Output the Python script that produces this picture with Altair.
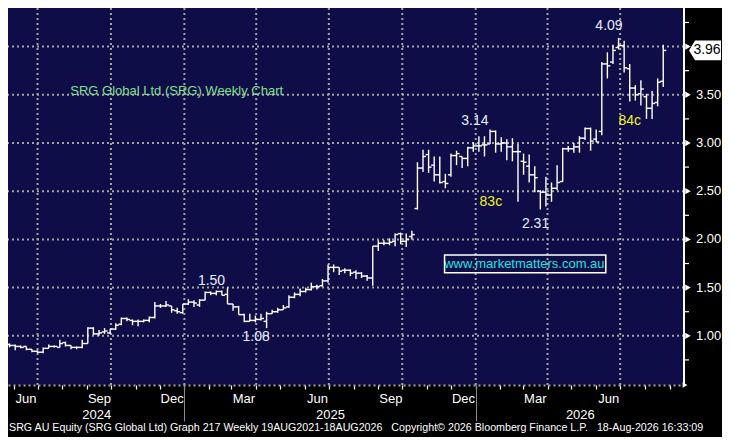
import altair as alt
import pandas as pd

# ---------------- weekly OHLC ----------------
first_week = "2024-05-27"
opens = [0.91, 0.90, 0.89, 0.89, 0.86, 0.84, 0.83, 0.87, 0.89, 0.88,
         0.93, 0.90, 0.88, 0.88, 0.92, 1.08, 1.02, 1.04, 1.03, 1.07,
         1.12, 1.18, 1.16, 1.15, 1.15, 1.16, 1.19, 1.31, 1.31, 1.31,
         1.26, 1.24, 1.33, 1.35, 1.32, 1.37, 1.45, 1.44, 1.46, 1.43,
         1.33, 1.30, 1.22, 1.15, 1.16, 1.17, 1.15, 1.23, 1.25, 1.27,
         1.30, 1.40, 1.43, 1.46, 1.48, 1.51, 1.52, 1.57, 1.71, 1.71,
         1.68, 1.68, 1.66, 1.65, 1.62, 1.60, 1.93, 1.96, 1.96, 1.98,
         2.06, 1.98, 2.03, 2.32, 2.74, 2.88, 2.77, 2.67, 2.60, 2.67,
         2.87, 2.86, 2.84, 2.95, 2.97, 2.98, 2.99, 3.12, 2.99, 3.00,
         2.96, 2.91, 2.81, 2.76, 2.67, 2.50, 2.49, 2.46, 2.53, 2.60,
         2.94, 2.94, 2.96, 3.05, 3.15, 3.04, 3.12, 3.82, 3.84, 3.99,
         4.01, 3.77, 3.57, 3.51, 3.48, 3.36, 3.42, 3.64]
highs = [0.92, 0.91, 0.90, 0.89, 0.86, 0.85, 0.88, 0.91, 0.90, 0.96,
         0.94, 0.90, 0.89, 0.96, 1.09, 1.09, 1.06, 1.08, 1.07, 1.13,
         1.19, 1.19, 1.17, 1.17, 1.17, 1.20, 1.35, 1.33, 1.36, 1.31,
         1.29, 1.33, 1.38, 1.37, 1.38, 1.46, 1.46, 1.47, 1.47, 1.50,
         1.33, 1.31, 1.23, 1.23, 1.21, 1.23, 1.25, 1.27, 1.29, 1.32,
         1.42, 1.45, 1.49, 1.50, 1.55, 1.53, 1.59, 1.74, 1.74, 1.71,
         1.70, 1.69, 1.68, 1.66, 1.63, 1.93, 1.99, 1.99, 2.01, 2.06,
         2.07, 2.06, 2.09, 2.80, 2.93, 2.93, 2.86, 2.86, 2.68, 2.89,
         2.92, 2.86, 2.96, 3.01, 3.07, 3.07, 3.14, 3.13, 3.06, 3.04,
         3.05, 2.99, 2.89, 2.88, 2.76, 2.51, 2.65, 2.59, 2.77, 2.95,
         2.97, 3.00, 3.07, 3.16, 3.16, 3.14, 3.84, 3.94, 4.02, 4.09,
         4.06, 3.82, 3.60, 3.65, 3.51, 3.54, 3.67, 4.02]
lows = [0.88, 0.85, 0.87, 0.85, 0.83, 0.82, 0.82, 0.87, 0.88, 0.88,
        0.89, 0.86, 0.86, 0.87, 0.92, 1.01, 1.00, 1.02, 1.02, 1.06,
        1.11, 1.15, 1.11, 1.10, 1.14, 1.14, 1.18, 1.29, 1.30, 1.24,
        1.23, 1.23, 1.32, 1.30, 1.30, 1.37, 1.42, 1.42, 1.42, 1.33,
        1.26, 1.22, 1.14, 1.15, 1.14, 1.16, 1.08, 1.23, 1.24, 1.27,
        1.29, 1.39, 1.41, 1.45, 1.47, 1.48, 1.51, 1.55, 1.66, 1.63,
        1.65, 1.62, 1.59, 1.60, 1.57, 1.52, 1.88, 1.94, 1.94, 1.93,
        1.95, 1.92, 2.00, 2.31, 2.70, 2.69, 2.60, 2.58, 2.53, 2.65,
        2.77, 2.74, 2.76, 2.91, 2.91, 2.86, 2.99, 2.90, 2.91, 2.82,
        2.81, 2.39, 2.67, 2.59, 2.49, 2.31, 2.34, 2.39, 2.51, 2.60,
        2.91, 2.90, 2.90, 3.03, 2.92, 3.01, 3.08, 3.67, 3.82, 3.97,
        3.73, 3.43, 3.44, 3.39, 3.25, 3.25, 3.38, 3.58]
closes = [0.90, 0.89, 0.88, 0.86, 0.84, 0.83, 0.87, 0.89, 0.89, 0.92,
          0.90, 0.88, 0.88, 0.92, 1.08, 1.02, 1.03, 1.05, 1.07, 1.11,
          1.18, 1.17, 1.15, 1.15, 1.16, 1.19, 1.31, 1.31, 1.32, 1.27,
          1.25, 1.33, 1.35, 1.34, 1.37, 1.45, 1.44, 1.46, 1.42, 1.33,
          1.30, 1.22, 1.15, 1.16, 1.17, 1.18, 1.23, 1.25, 1.27, 1.29,
          1.40, 1.43, 1.46, 1.48, 1.51, 1.51, 1.57, 1.71, 1.71, 1.67,
          1.68, 1.65, 1.65, 1.62, 1.60, 1.93, 1.96, 1.96, 1.97, 2.05,
          1.98, 2.00, 2.05, 2.74, 2.86, 2.75, 2.67, 2.59, 2.58, 2.87,
          2.89, 2.84, 2.95, 2.97, 2.97, 2.98, 3.12, 2.99, 3.00, 2.96,
          2.91, 2.91, 2.80, 2.67, 2.64, 2.49, 2.46, 2.53, 2.59, 2.94,
          2.94, 2.96, 3.05, 3.15, 3.02, 3.01, 3.82, 3.80, 3.96, 4.01,
          3.78, 3.57, 3.50, 3.56, 3.36, 3.41, 3.63, 3.96]

# ---------------- annotations ----------------
white_labels = ["4.09", "3.14", "2.31", "1.50", "1.08"]
white_dates = ["2026-06-17", "2025-12-31", "2026-03-17", "2025-02-04", "2025-04-01"]
white_prices = [4.215, 3.233, 2.16, 1.564, 0.987]
yellow_labels = ["83c", "84c"]
yellow_dates = ["2026-01-20", "2026-07-13"]
yellow_prices = [2.389, 3.233]
title_text = ["SRG Global Ltd (SRG) Weekly Chart"]
title_date = ["2024-08-11"]
title_price = [3.535]
site_text = ["www.marketmatters.com.au"]
site_date = ["2026-03-03"]
site_price = [1.745]
site_box_from = ["2025-11-23"]
site_box_to = ["2026-06-13"]
site_box_low = [1.653]
site_box_high = [1.839]
footer = ("SRG AU Equity (SRG Global Ltd) Graph 217 Weekly 19AUG2021-18AUG2026\u00a0\u00a0\u00a0"
          "Copyright\u00a9 2026 Bloomberg Finance L.P.\u00a0\u00a0\u00a018-Aug-2026 16:33:09")

# ---------------- axes ----------------
x_domain = ["2024-05-25", "2026-09-19"]
y_domain = [0.49, 4.40]
quarter_starts = ["2024-07-01", "2024-10-01", "2025-01-01", "2025-04-01", "2025-07-01",
                  "2025-10-01", "2026-01-01", "2026-04-01", "2026-07-01"]
year_starts = ["2025-01-01", "2026-01-01"]
price_levels = [1.0, 1.5, 2.0, 2.5, 3.0, 3.5, 4.0]
label_levels = [1.0, 1.5, 2.0, 2.5, 3.0, 3.5]          # 4.00 is hidden by the price tag
label_texts = ["1.00", "1.50", "2.00", "2.50", "3.00", "3.50"]
minor_levels = [0.75, 1.25, 1.75, 2.25, 2.75, 3.25, 3.75, 4.25]
month_starts = [d.strftime("%Y-%m-%d") for d in pd.date_range("2024-06-01", "2026-09-01", freq="MS")]


def ms(d):
    return int(pd.Timestamp(d, tz="UTC").value // 10**6)


year_mids = []
bounds = [x_domain[0]] + year_starts + [x_domain[1]]
for a, b in zip(bounds[:-1], bounds[1:]):
    year_mids.append((ms(a) + ms(b)) // 2)

W, H = 676, 377
NAVY = "#0e0d47"
GRID = "#a4a4a4"
SANS = "Liberation Sans, Arial, sans-serif"

dates = [d.strftime("%Y-%m-%d") for d in pd.date_range(first_week, periods=len(closes), freq="7D")]
df = pd.DataFrame({"date": dates, "open": opens, "high": highs, "low": lows, "close": closes})

xscale = alt.Scale(type="utc", domain=[ms(d) for d in x_domain])
yscale = alt.Scale(domain=y_domain, nice=False, zero=False)


def X(field, axis=None):
    return alt.X(field, type="temporal", scale=xscale, axis=axis)


def Y(field):
    return alt.Y(field, type="quantitative", scale=yscale, axis=None)


last_sep = ms("2026-09-01")
month_axis = alt.Axis(
    orient="bottom", values=[ms(d) for d in month_starts], title=None, grid=False,
    labelExpr="(utcmonth(datum.value) % 3 == 2 && datum.value < " + str(last_sep) +
              ") ? utcFormat(datum.value, '%b') : ''",
    ticks=True, tickColor="white", tickSize=4, tickWidth=1.2,
    labelColor="white", labelFont=SANS, labelFontSize=13, labelOffset=12,
    labelPadding=3, labelOverlap=False, labelFlush=False,
    domainColor=GRID, domainDash=[2, 3], domainWidth=2)
year_axis = alt.Axis(
    orient="bottom", values=year_mids, title=None, grid=False,
    labelExpr="utcFormat(datum.value, '%Y')", ticks=False, tickSize=0, domain=False,
    labelColor="white", labelFont=SANS, labelFontSize=13, labelPadding=23,
    labelOverlap=False, labelFlush=False)
sep_axis = alt.Axis(
    orient="bottom", values=[ms(d) for d in year_starts], title=None, grid=False,
    labels=False, ticks=True, tickSize=36, tickColor="#8a8a8a", tickWidth=1, domain=False)

# grid
vgrid = alt.Chart(pd.DataFrame({"date": quarter_starts})).mark_rule(
    color=GRID, strokeDash=[2, 3], strokeWidth=2).encode(x=X("date", year_axis))
levels_df = pd.DataFrame({"level": price_levels})
hgrid = alt.Chart(levels_df).mark_rule(
    color=GRID, strokeDash=[2, 3], strokeWidth=2).encode(y=Y("level"))

# right-hand price axis
ydomain_line = alt.Chart(levels_df).mark_rule(color="white", strokeWidth=1.5).encode(
    x=alt.value(W), y=alt.value(0), y2=alt.value(H))
arrows = alt.Chart(levels_df).mark_point(
    shape="triangle-right", filled=True, color="white", opacity=1, size=40).encode(
    x=alt.value(W + 4), y=Y("level"))
ylabels = alt.Chart(pd.DataFrame({"level": label_levels, "label": label_texts})).mark_text(
    color="white", font=SANS, fontSize=13, align="left", baseline="middle").encode(
    x=alt.value(W + 12), y=Y("level"), text="label")
minor = alt.Chart(pd.DataFrame({"level": minor_levels})).mark_rule(
    color="white", strokeWidth=1.2).encode(
    x=alt.value(W), x2=alt.value(W + 5), y=Y("level"))
corner = alt.Chart(levels_df.head(1)).mark_point(
    shape="triangle-right", filled=True, color="white", opacity=1, size=30).encode(
    x=alt.value(W + 1), y=alt.value(H))

# OHLC bars
base = alt.Chart(df)
hl = base.mark_rule(color="white", strokeWidth=1.4).encode(
    x=X("date", month_axis), y=Y("low"), y2="high")
op = base.mark_rule(color="white", strokeWidth=1.4, xOffset=-3, x2Offset=0).encode(
    x=X("date"), x2="date", y=Y("open"))
cl = base.mark_rule(color="white", strokeWidth=1.4, xOffset=0, x2Offset=3).encode(
    x=X("date"), x2="date", y=Y("close"))

# annotations
wl = alt.Chart(pd.DataFrame({"t": white_labels, "date": white_dates, "p": white_prices})).mark_text(
    color="#e6ecff", font=SANS, fontSize=14, align="center", baseline="middle").encode(
    x=X("date"), y=Y("p"), text="t")
yl = alt.Chart(pd.DataFrame({"t": yellow_labels, "date": yellow_dates, "p": yellow_prices})).mark_text(
    color="#f2f21e", font=SANS, fontSize=14, align="center", baseline="middle").encode(
    x=X("date"), y=Y("p"), text="t")
tl = alt.Chart(pd.DataFrame({"t": title_text, "date": title_date, "p": title_price})).mark_text(
    color="#82e08c", font=SANS, fontSize=13, align="left", baseline="middle").encode(
    x=X("date"), y=Y("p"), text="t")
sl = alt.Chart(pd.DataFrame({"t": site_text, "date": site_date, "p": site_price})).mark_text(
    color="#22e2e2", font=SANS, fontSize=13, align="center", baseline="middle").encode(
    x=X("date"), y=Y("p"), text="t")
sbox = alt.Chart(pd.DataFrame({"a": site_box_from, "b": site_box_to,
                               "lo": site_box_low, "hi": site_box_high})).mark_rect(
    fillOpacity=0, stroke="white", strokeWidth=1.5).encode(
    x=X("a", sep_axis), x2="b", y=Y("lo"), y2="hi")

# last price tag
tag_df = pd.DataFrame({"p": [closes[-1]], "t": ["%.2f" % closes[-1]]})
tag = alt.Chart(tag_df).mark_point(
    shape="M -1 0 L -0.62 -0.62 L 1 -0.62 L 1 0.62 L -0.62 0.62 Z",
    size=1024, filled=True, color="white", opacity=1).encode(x=alt.value(W + 21), y=Y("p"))
tag_text = alt.Chart(tag_df).mark_text(
    color="black", font=SANS, fontSize=14, align="center", baseline="middle").encode(
    x=alt.value(W + 23), y=Y("p"), text="t")

foot = alt.Chart(pd.DataFrame({"t": [footer]})).mark_text(
    color="white", font=SANS, fontSize=10.7, align="left", baseline="middle").encode(
    x=alt.value(1), y=alt.value(H + 43), text="t")

chart = alt.layer(
    vgrid, hgrid, hl, op, cl, wl, yl, tl, sl, sbox,
    ydomain_line, minor, arrows, ylabels, corner, tag, tag_text, foot
).resolve_axis(x="independent").properties(
    width=W, height=H,
    padding={"left": 0, "top": 0, "right": 38, "bottom": 52},
    autosize=alt.AutoSizeParams(type="none"),
    background="black",
).configure_view(fill=NAVY, stroke=None)

chart.save("out.html", embed_options={"renderer": "svg", "actions": False})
..............................
## The request
Begin at the top of the material above and output each line exactly, stopping after the line that holds "import pandas as pd". Leave out pictures.

## Correct output
Output the Python script that produces this picture with Altair.
import altair as alt
import pandas as pd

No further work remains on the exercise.